Button Image

The Global State of Digital Marketing

In a recent webinar, Meltwater, an online media monitoring company alongside Simon Kemp, a data analysis specialist with Keipos and Data Reportal, analyzed the up-and-coming global state of digital marketing in 2024.

Upali Dasgupta, Meltwater marketing director, delves by asking Simon Kemp what he expects the next major trends to be in the upcoming year within the digital market.

“Everybody is obsessed with shiny new objects and how quickly things are changing. I think one of the things that’s come through most strongly for me, whenever I get that question, is that it’s the things that don’t change that are often the greatest value,” Kemp leads the webinar with, reminding viewers to not look past the tools that are working.

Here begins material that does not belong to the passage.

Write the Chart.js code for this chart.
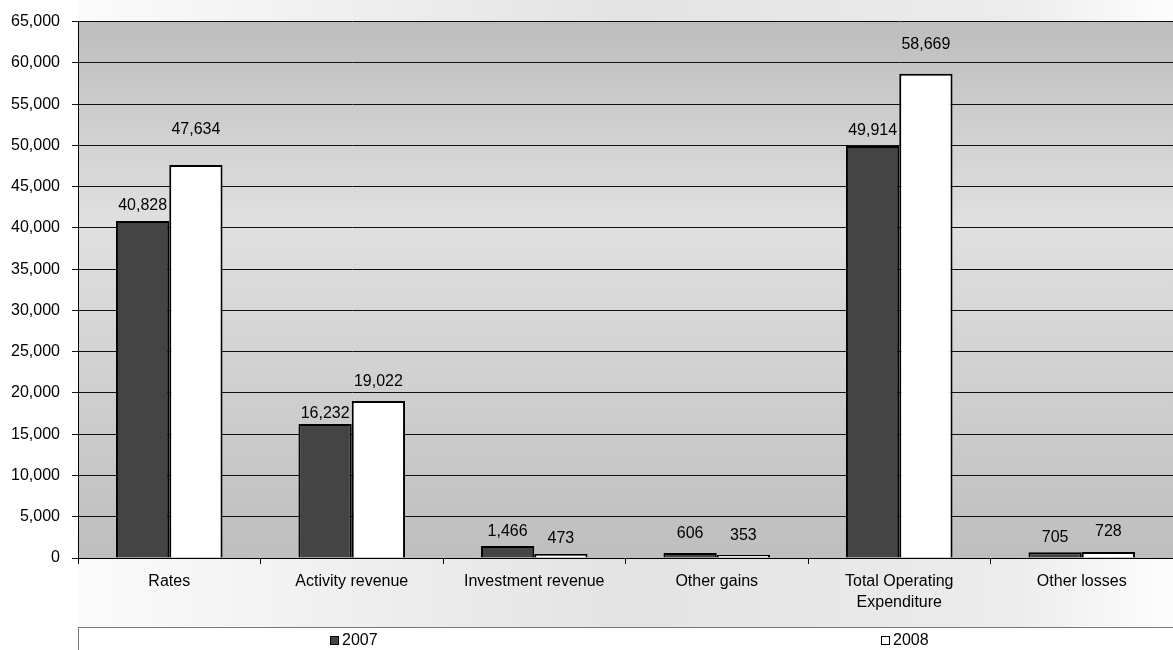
<!DOCTYPE html>
<html>
<head>
<meta charset="utf-8">
<title>Revenue and expenditure 2007 / 2008</title>
<script src="https://cdn.jsdelivr.net/npm/chart.js@4.4.1/dist/chart.umd.min.js"></script>
<style>
  html, body { margin: 0; padding: 0; background: #fff; }
  #chart { display: block; }
</style>
</head>
<body>
<canvas id="chart" width="1173" height="650"></canvas>
<script>
// categories and values ($000)
const categories = ['Rates', 'Activity revenue', 'Investment revenue', 'Other gains', ['Total Operating', 'Expenditure'], 'Other losses'];
const seriesNames = ['2007', '2008'];
const values2007 = [40828, 16232, 1466, 606, 49914, 705];
const values2008 = [47634, 19022, 473, 353, 58669, 728];

// y axis range and tick step
const yMin = 0;
const yMax = 65000;
const yStep = 5000;

// how far each value label sits above its bar (px)
const labelLift = [
  [15, 10, 14, 19, 16, 15],
  [35, 19, 16, 19, 29, 20]
];

const FONT = "'Liberation Sans', Arial, sans-serif";
const SIZE = 16;
Chart.defaults.font.family = FONT;
Chart.defaults.font.size = SIZE;
Chart.defaults.color = '#000';

const fmt = v => Number(v).toLocaleString('en-US');

// grey panels behind the chart
const panels = {
  id: 'panels',
  beforeDraw(chart) {
    const { ctx, width, height, chartArea: a } = chart;
    ctx.save();
    ctx.fillStyle = '#fff';
    ctx.fillRect(0, 0, width, height);

    const outer = ctx.createLinearGradient(a.left, 0, width, 0);
    outer.addColorStop(0, '#fbfbfb');
    outer.addColorStop(0.5, '#e3e3e3');
    outer.addColorStop(0.85, '#ececec');
    outer.addColorStop(1, '#fdfdfd');
    ctx.fillStyle = outer;
    ctx.fillRect(a.left, 0, width - a.left, 627);

    const inner = ctx.createLinearGradient(0, a.top, 0, a.bottom);
    inner.addColorStop(0, '#bdbdbd');
    inner.addColorStop(0.38, '#e0e0e0');
    inner.addColorStop(1, '#bebebe');
    ctx.fillStyle = inner;
    ctx.fillRect(a.left, a.top, a.right - a.left, a.bottom - a.top);
    ctx.restore();
  }
};

// numbers above the bars
const valueLabels = {
  id: 'valueLabels',
  afterDatasetsDraw(chart) {
    const ctx = chart.ctx;
    ctx.save();
    ctx.font = SIZE + 'px ' + FONT;
    ctx.fillStyle = '#000';
    ctx.textAlign = 'center';
    ctx.textBaseline = 'middle';
    chart.data.datasets.forEach((ds, i) => {
      chart.getDatasetMeta(i).data.forEach((bar, j) => {
        ctx.fillText(fmt(ds.data[j]), bar.x, bar.y - labelLift[i][j]);
      });
    });
    ctx.restore();
  }
};

// boxed legend along the bottom, one entry per half
const boxLegend = {
  id: 'boxLegend',
  afterDraw(chart) {
    const { ctx, width, chartArea: a } = chart;
    const top = 627;
    const right = width + 8;
    ctx.save();
    ctx.fillStyle = '#fff';
    ctx.fillRect(a.left, top, right - a.left, 40);
    ctx.strokeStyle = '#7a7a7a';
    ctx.lineWidth = 1;
    ctx.strokeRect(a.left + 0.5, top + 0.5, right - a.left, 40);

    ctx.font = SIZE + 'px ' + FONT;
    ctx.textBaseline = 'middle';
    ctx.textAlign = 'left';
    const half = (right - a.left) / 2;
    chart.data.datasets.forEach((ds, i) => {
      const label = ds.label;
      const w = 9 + 3 + ctx.measureText(label).width;
      const cx = a.left + half * i + half / 2;
      const x0 = Math.round(cx - w / 2);
      const y = 641;
      ctx.fillStyle = ds.backgroundColor;
      ctx.fillRect(x0, y - 5, 9, 9);
      ctx.strokeStyle = '#000';
      ctx.strokeRect(x0 + 0.5, y - 4.5, 8, 8);
      ctx.fillStyle = '#000';
      ctx.fillText(label, x0 + 12, y);
    });
    ctx.restore();
  }
};

new Chart(document.getElementById('chart'), {
  type: 'bar',
  data: {
    labels: categories,
    datasets: [
      {
        label: seriesNames[0],
        data: values2007,
        backgroundColor: '#444444',
        borderColor: '#000',
        borderWidth: 2
      },
      {
        label: seriesNames[1],
        data: values2008,
        backgroundColor: '#ffffff',
        borderColor: '#000',
        borderWidth: 2
      }
    ]
  },
  options: {
    responsive: false,
    animation: false,
    categoryPercentage: 0.584,
    barPercentage: 1,
    layout: { padding: { top: 18, right: 0, bottom: 0, left: 0 } },
    plugins: {
      legend: { display: false },
      tooltip: { enabled: false }
    },
    scales: {
      x: {
        grid: { drawOnChartArea: false, color: '#000', tickLength: 6, offset: true },
        border: { color: '#000' },
        ticks: {
          color: '#000',
          font: { size: SIZE, lineHeight: 1.32 },
          padding: 7,
          maxRotation: 0,
          autoSkip: false
        },
        afterFit(scale) { scale.height = 92; }
      },
      y: {
        min: yMin,
        max: yMax,
        grid: { color: '#111', tickLength: 6 },
        border: { color: '#000' },
        ticks: {
          stepSize: yStep,
          color: '#000',
          font: { size: SIZE },
          padding: 12,
          callback: v => fmt(v)
        },
        afterFit(scale) { scale.width = 78; }
      }
    }
  },
  plugins: [panels, valueLabels, boxLegend]
});
</script>
</body>
</html>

Kemp continues by informing the audience that something to keep in mind when analyzing data is to separate the data by country. Separating the data by country gives more accurate insight as the culture of the location will greatly influence the results. When looking into the country as a collective, Kemp explains to look at the age categories and overall age of the population in general. 

“Offline culture is an important driver when it comes to looking at trends,” Kemp states. He concludes: “Chances are our data is not wrong, it’s just our assumptions that are misguided.”

Another topic touched on was the influence of AI and how it will be contributing to our digital world in the next few years. What can we expect to change? Kemp begins by reminding us that this is only the beginning. AI will become a technology that we use as a daily “online fabric” every day. He predicts that this will change the way people find information but won’t necessarily kill the search engine. Rather, it will become a valuable product of it, an addition to behaviors we already have.

In the next few years, Kemp expects to see a rise in “filling spare time” within media users. What we are doing on the internet has been relatively similar over the past decade, but “filling spare time” is growing as we look into younger generations.